In the hearing of all the people Jesus said to his disciples:  “Beware of the scribes, who like to walk up and down in long robes, and love to be greeted respectfully in the street, to have the chief seats in synagogues and places of honour at feasts.  These are the men who eat up the property of widows, while for appearance’ sake they say long prayers; the sentence they receive will be all the more severe.”

Now read Luke 21:1-4 again.

The widow put two lepta into an offering box at the Temple.  A lepta was 1/128 of a day’s wage, or a denarius.  So the widow was really poor.  Now reconsider the words of Jesus; did the praise the widow or lament her action?  The text does not indicate his tone of voice, but lament seems to be the more likely dominant option.  Certainly he did not want her to starve.  And her meager offering helped support the Temple system off which the corrupt religious establishment lived and from which it derived its power.  Yet the widow did trust God and practice religion piously, as she understood it.  One can, with justification, understand Jesus to have praised her humble piety, which stood in stark contrast to the false holiness of those he had just condemned.

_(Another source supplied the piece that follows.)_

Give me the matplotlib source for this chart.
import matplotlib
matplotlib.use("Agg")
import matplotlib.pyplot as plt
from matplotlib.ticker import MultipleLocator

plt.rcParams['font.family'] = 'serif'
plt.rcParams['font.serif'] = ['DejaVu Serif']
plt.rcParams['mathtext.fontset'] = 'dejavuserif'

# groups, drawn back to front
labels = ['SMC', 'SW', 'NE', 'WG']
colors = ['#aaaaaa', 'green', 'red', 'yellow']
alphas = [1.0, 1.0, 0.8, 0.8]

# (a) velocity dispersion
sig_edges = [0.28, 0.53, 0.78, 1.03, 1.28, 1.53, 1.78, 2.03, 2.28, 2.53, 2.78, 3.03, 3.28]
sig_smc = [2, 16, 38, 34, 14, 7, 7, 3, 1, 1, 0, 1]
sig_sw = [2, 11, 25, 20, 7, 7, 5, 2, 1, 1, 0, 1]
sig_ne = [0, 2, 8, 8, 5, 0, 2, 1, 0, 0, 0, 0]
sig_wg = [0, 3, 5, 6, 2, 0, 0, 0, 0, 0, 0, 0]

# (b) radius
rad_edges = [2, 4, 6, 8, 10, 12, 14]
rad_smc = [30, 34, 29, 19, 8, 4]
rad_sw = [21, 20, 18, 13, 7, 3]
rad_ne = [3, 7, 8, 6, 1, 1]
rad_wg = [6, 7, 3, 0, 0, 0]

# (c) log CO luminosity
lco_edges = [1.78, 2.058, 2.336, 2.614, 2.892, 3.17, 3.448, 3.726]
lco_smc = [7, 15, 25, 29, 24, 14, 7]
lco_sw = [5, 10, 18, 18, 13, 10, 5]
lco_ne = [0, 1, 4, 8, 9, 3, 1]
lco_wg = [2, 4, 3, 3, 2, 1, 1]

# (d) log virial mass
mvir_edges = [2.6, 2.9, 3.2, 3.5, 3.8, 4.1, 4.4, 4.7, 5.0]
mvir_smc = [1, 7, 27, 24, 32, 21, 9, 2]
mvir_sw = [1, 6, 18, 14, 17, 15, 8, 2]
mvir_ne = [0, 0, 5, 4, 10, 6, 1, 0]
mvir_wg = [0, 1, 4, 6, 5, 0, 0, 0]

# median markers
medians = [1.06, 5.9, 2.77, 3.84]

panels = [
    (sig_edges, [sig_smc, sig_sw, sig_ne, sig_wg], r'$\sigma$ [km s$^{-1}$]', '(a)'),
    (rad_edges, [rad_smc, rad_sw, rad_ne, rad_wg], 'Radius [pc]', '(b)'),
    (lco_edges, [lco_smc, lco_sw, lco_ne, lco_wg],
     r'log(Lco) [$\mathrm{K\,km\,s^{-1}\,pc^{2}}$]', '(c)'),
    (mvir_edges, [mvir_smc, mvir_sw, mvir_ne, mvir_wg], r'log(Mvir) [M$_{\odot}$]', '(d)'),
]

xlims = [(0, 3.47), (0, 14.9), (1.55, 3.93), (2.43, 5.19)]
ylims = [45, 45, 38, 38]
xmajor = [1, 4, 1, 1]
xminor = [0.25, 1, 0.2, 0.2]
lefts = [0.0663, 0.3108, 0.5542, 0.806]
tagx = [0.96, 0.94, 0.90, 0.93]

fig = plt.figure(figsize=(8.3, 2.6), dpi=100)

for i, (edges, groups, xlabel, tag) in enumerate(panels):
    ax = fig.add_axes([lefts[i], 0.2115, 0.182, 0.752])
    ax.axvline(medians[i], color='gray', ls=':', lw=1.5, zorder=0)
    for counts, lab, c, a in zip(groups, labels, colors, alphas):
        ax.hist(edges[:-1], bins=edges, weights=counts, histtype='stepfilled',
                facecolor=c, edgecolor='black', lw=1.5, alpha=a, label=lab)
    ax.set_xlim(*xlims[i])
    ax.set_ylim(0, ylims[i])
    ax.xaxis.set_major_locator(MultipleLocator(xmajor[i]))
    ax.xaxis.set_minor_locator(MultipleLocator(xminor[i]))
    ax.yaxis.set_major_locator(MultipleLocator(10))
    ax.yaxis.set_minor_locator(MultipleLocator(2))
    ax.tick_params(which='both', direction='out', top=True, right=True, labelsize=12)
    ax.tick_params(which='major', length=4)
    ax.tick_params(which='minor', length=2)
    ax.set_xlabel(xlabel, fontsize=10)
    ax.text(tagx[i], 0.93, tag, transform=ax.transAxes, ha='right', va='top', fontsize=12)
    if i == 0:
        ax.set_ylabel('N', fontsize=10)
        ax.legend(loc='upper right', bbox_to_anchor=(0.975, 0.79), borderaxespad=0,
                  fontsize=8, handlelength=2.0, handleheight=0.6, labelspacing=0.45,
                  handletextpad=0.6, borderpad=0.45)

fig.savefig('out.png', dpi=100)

Let us be clear.  Luke 21:1-4 is no more an instruction to give away all the money one has to pay bills and buy food than Daniel 1 is a vegetarian tract.  Yet a common thread runs through them:  We must trust and follow God.  This is easy when times are good, but difficult when circumstances are harsh.  Certainly exile following the destruction of one’s nation is harsh.  Truly grinding poverty is harsh.  “Woe to those who create and maintain such harsh conditions,” Biblical prophets said again and again.  “God loves the orphans and the widows,” they said; and the author of Luke-Acts did, too.  Open an unabridged concordance of the Bible and look up “widow” and “widows,” focusing on Luke and Acts.  Then read those passages.

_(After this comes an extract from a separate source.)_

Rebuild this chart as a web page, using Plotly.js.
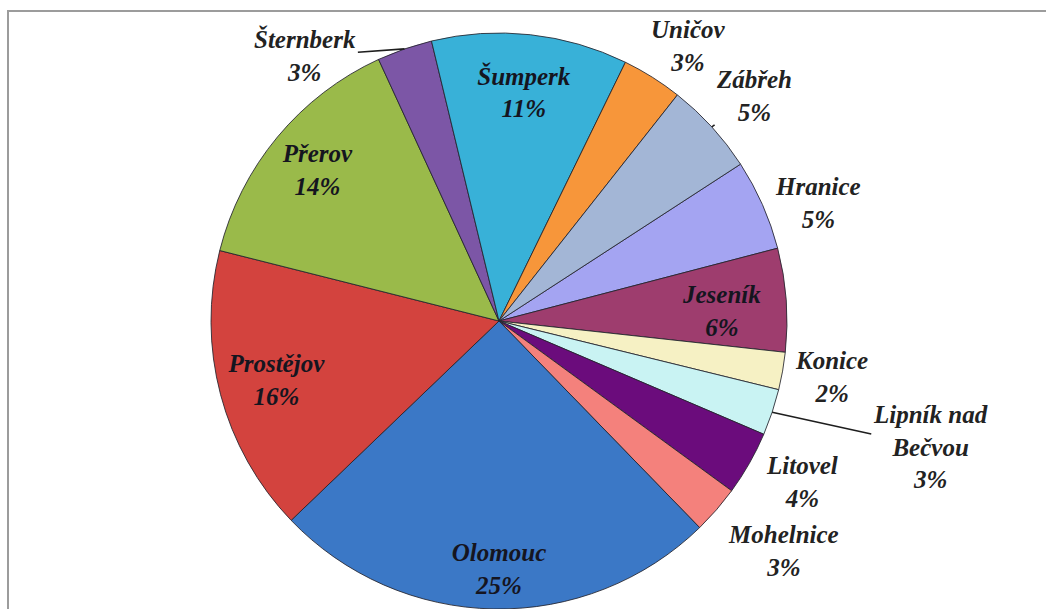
<!DOCTYPE html>
<html>
<head>
<meta charset="utf-8">
<script src="https://cdn.plot.ly/plotly-3.0.1.min.js"></script>
<style>
  html, body { margin: 0; padding: 0; background: #ffffff; overflow: hidden; }
  #frame { position: absolute; left: 7px; top: 10px; width: 1100px; height: 700px;
           border: 2px solid #9c9c9c; box-sizing: border-box; background: #ffffff; z-index: 0; }
  #chart { position: absolute; left: 0; top: 0; width: 1046px; height: 609px; z-index: 1; }
</style>
</head>
<body>
<div id="frame"></div>
<div id="chart"></div>
<script>
// ---- Data (clockwise order, starting with Hranice) ----
const towns = ["Hranice", "Jeseník", "Konice", "Lipník nad<br>Bečvou", "Litovel", "Mohelnice",
               "Olomouc", "Prostějov", "Přerov", "Šternberk", "Šumperk", "Uničov", "Zábřeh"];
const shares = [5.1, 5.8, 2.1, 2.6, 3.6, 2.7, 25.1, 16.1, 14.2, 3.1, 11.0, 3.4, 5.2];

// ---- Styling ----
const sliceColors = ["#a4a4f2", "#9e3d6e", "#f6f1c4", "#c9f3f3", "#6b0c7c", "#f4817c",
                     "#3b78c6", "#d3433e", "#9aba4a", "#7c56a6", "#38b1d8", "#f7963a", "#a3b6d6"];
// labels carried by a transparent ring trace: hole of that ring (0 = placed as annotation)
const labelRingHole = [0, 0, 0, 0, 0, 0, 0.74, 0.6, 0.64, 0, 0.6, 0, 0];
// annotation labels: distance from centre (in radii), angular shift (deg), leader line
const annDist  = [1.18, 0.775, 1.17, 1.56, 1.19, 1.27, 0, 0, 0, 1.14, 0, 1.16, 1.18];
const annShift = [3.5, 1.6, -0.5, -2.2, -1.7, -2, 0, 0, 0, -17, 0, 2.5, 1];
const annLeader = [false, false, false, true, false, false, false, false, false, true, false, false, true];

const W = 1046, H = 609;
const M = { l: 0, r: 48, t: 33, b: 0 };
const startAngle = 57;
const fontBase = { family: "Liberation Serif", size: 25, style: "italic", weight: "bold" };

// full pie with slice borders
const pieTrace = {
  type: "pie",
  labels: towns,
  values: shares,
  sort: false,
  direction: "clockwise",
  rotation: startAngle,
  marker: { colors: sliceColors, line: { color: "rgba(35,35,45,0.85)", width: 1 } },
  textinfo: "none",
  hoverinfo: "skip",
  showlegend: false
};

// transparent rings carrying the big inside labels (pushes them toward the rim, as in the original)
const holes = [...new Set(labelRingHole.filter(h => h > 0))];
const ringTraces = holes.map(h => ({
  type: "pie",
  labels: towns,
  values: shares,
  sort: false,
  direction: "clockwise",
  rotation: startAngle,
  hole: h,
  marker: { colors: sliceColors.map(() => "rgba(0,0,0,0)"), line: { width: 0 } },
  texttemplate: "%{label}<br>%{percent:.0%}",
  textposition: labelRingHole.map(v => v === h ? "inside" : "none"),
  insidetextorientation: "horizontal",
  insidetextfont: Object.assign({ color: "#15151f" }, fontBase),
  hoverinfo: "skip",
  showlegend: false
}));

// remaining labels as annotations, anchored on each slice's mid-angle rim point
const plotW = W - M.l - M.r, plotH = H - M.t - M.b;
const R = Math.min(plotW, plotH) / 2;
const total = shares.reduce((a, b) => a + b, 0);
const annotations = [];
let cum = 0;
shares.forEach((v, i) => {
  const mid = (startAngle + 360 * (cum + v / 2) / total) * Math.PI / 180;
  cum += v;
  if (annDist[i] === 0) return;
  const lab = mid + annShift[i] * Math.PI / 180;
  const tipX = R * Math.sin(mid), tipY = -R * Math.cos(mid);
  const txtX = annDist[i] * R * Math.sin(lab), txtY = -annDist[i] * R * Math.cos(lab);
  annotations.push({
    xref: "paper", yref: "paper",
    x: 0.5 + tipX / plotW, y: 0.5 - tipY / plotH,
    ax: txtX - tipX, ay: txtY - tipY, axref: "pixel", ayref: "pixel",
    text: towns[i] + "<br>" + Math.round(100 * v / total) + "%",
    showarrow: true, arrowhead: 0, arrowwidth: 1.6,
    arrowcolor: annLeader[i] ? "#1e1e1e" : "rgba(0,0,0,0)",
    font: Object.assign({ color: annDist[i] < 1 ? "#15151f" : "#222222" }, fontBase),
    align: "center"
  });
});

const layout = {
  width: W,
  height: H,
  margin: M,
  paper_bgcolor: "rgba(0,0,0,0)",
  plot_bgcolor: "rgba(0,0,0,0)",
  showlegend: false,
  annotations: annotations
};

Plotly.newPlot("chart", [pieTrace].concat(ringTraces), layout, { displayModeBar: false, staticPlot: true });
</script>
</body>
</html>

With this post I near the end of this series of devotions.  It will end with “Week of Proper 29:  Saturday, Year 1,” after which I will return to ADVENT, CHRISTMAS, AND EPIPHANY DEVOTIONS and blog there for a few months.  I mention this because the temporal relationship of this post to Advent is germane.  During Advent we will focus on the approaching Incarnation of God in human form, Jesus of Nazareth.   His birth constituted, among other things, an affirmation of the dignity of human beings, including the poor and the downtrodden, such as today’s widow.

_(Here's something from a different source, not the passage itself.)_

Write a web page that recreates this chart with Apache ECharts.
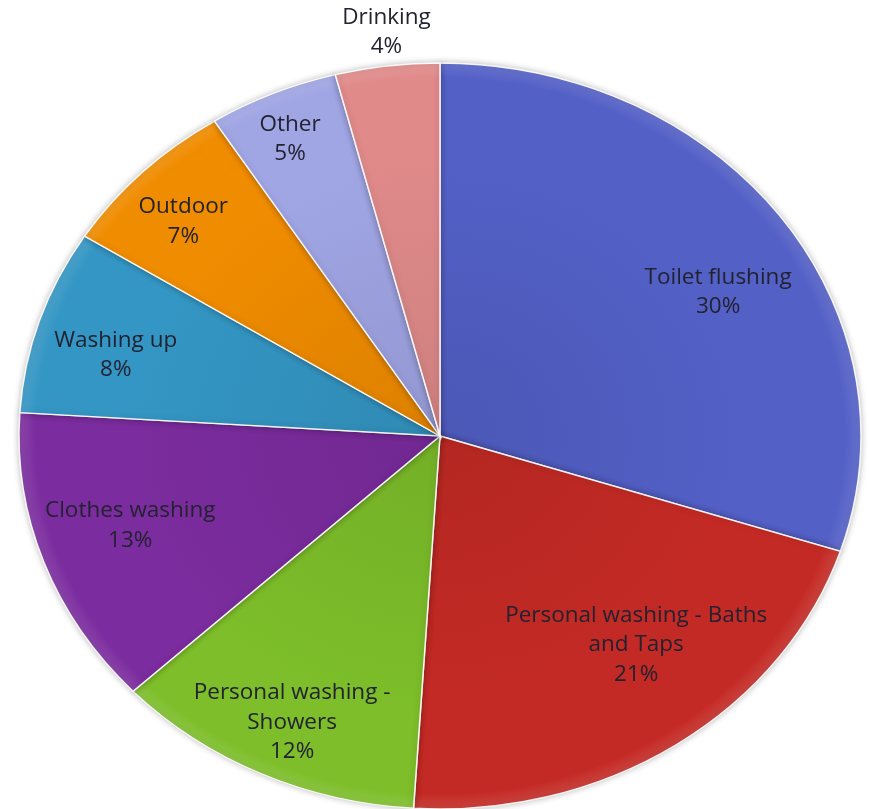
<!DOCTYPE html>
<html>
<head>
<meta charset="utf-8">
<script src="https://cdn.jsdelivr.net/npm/echarts@6/dist/echarts.min.js"></script>
<style>
  html, body { margin: 0; padding: 0; background: #ffffff; }
  #chart { width: 869px; height: 809px; }
</style>
</head>
<body>
<div id="chart"></div>
<script>
// ---- data ----
const categories = [
  'Toilet flushing',
  'Personal washing - Baths\nand Taps',
  'Personal washing -\nShowers',
  'Clothes washing',
  'Washing up',
  'Outdoor',
  'Other',
  'Drinking'
];
const values = [30, 21, 12, 13, 8, 7, 5, 4];

// ---- style / layout ----
const colors = ['#5360C6', '#C42A25', '#7DBE2A', '#7B2C9E', '#3496C4', '#F08C00', '#A0A5E4', '#E08A8A'];
// [radial fraction, angle shift in degrees] for each label
const labelPlacement = [[0.765, 5.7], [0.728, -5.6], [0.844, -0.6], [0.774, 1.7], [0.80, -2.3], [0.838, -1.7], [0.872, -0.7], [1.09, 0.5]];
const CX = 440, CY = 436, RX = 421, RY = 373;

function shade(hex, k) {
  const n = parseInt(hex.slice(1), 16);
  let r = (n >> 16) & 255, g = (n >> 8) & 255, b = n & 255;
  if (k < 0) { r *= (1 + k); g *= (1 + k); b *= (1 + k); }
  else { r += (255 - r) * k; g += (255 - g) * k; b += (255 - b) * k; }
  return 'rgb(' + Math.round(r) + ',' + Math.round(g) + ',' + Math.round(b) + ')';
}

const total = values.reduce((a, b) => a + b, 0);

function renderItem(params, api) {
  const i = params.dataIndex;
  const v = api.value(0);
  let before = 0;
  for (let j = 0; j < i; j++) before += values[j];
  const a0 = -Math.PI / 2 + before / total * Math.PI * 2;
  const a1 = a0 + v / total * Math.PI * 2;
  const mid = (a0 + a1) / 2 + labelPlacement[i][1] * Math.PI / 180;
  const f = labelPlacement[i][0];
  const lx = CX + RX * f * Math.cos(mid);
  const ly = CY + RY * f * Math.sin(mid);
  const base = colors[i];
  const fill = new echarts.graphic.RadialGradient(CX, CY, RX, [
    { offset: 0, color: shade(base, -0.08) },
    { offset: 0.75, color: base },
    { offset: 0.96, color: base },
    { offset: 1, color: shade(base, 0.12) }
  ], true);
  const pct = Math.round(v / total * 100) + '%';
  return {
    type: 'group',
    children: [
      {
        type: 'sector',
        shape: { cx: CX, cy: CY, r: RX, r0: 0, startAngle: a0, endAngle: a1, clockwise: true },
        originX: CX, originY: CY, scaleY: RY / RX,
        style: {
          fill: fill, stroke: 'rgba(255,255,255,0.9)', lineWidth: 1.5, strokeNoScale: true,
          shadowBlur: 6, shadowColor: 'rgba(0,0,0,0.25)'
        }
      },
      {
        type: 'text',
        x: lx, y: ly,
        style: {
          text: categories[i] + '\n' + pct,
          fill: '#222230',
          fontSize: 22.5,
          fontFamily: 'Open Sans',
          align: 'center',
          verticalAlign: 'middle',
          lineHeight: 29.5
        }
      }
    ]
  };
}

const chart = echarts.init(document.getElementById('chart'), null, { renderer: 'canvas' });
chart.setOption({
  backgroundColor: '#ffffff',
  animation: false,
  series: [{
    type: 'custom',
    coordinateSystem: 'none',
    renderItem: renderItem,
    data: values.map((v, i) => ({ name: categories[i], value: [v] }))
  }]
});
</script>
</body>
</html>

Regardless of your economic situation, O reader, I encourage you to trust and follow God.  By the way, I hope for your sake and that of your family, if you have one, that your economic situation is excellent and improving.  This is a prayer I say for everyone:  May all have all that they need and the good judgment to use it properly.  And may they thank God for it in words, deeds, and attitudes.  Furthermore, may we function as agents of God in helping each other achieve and retain this reality.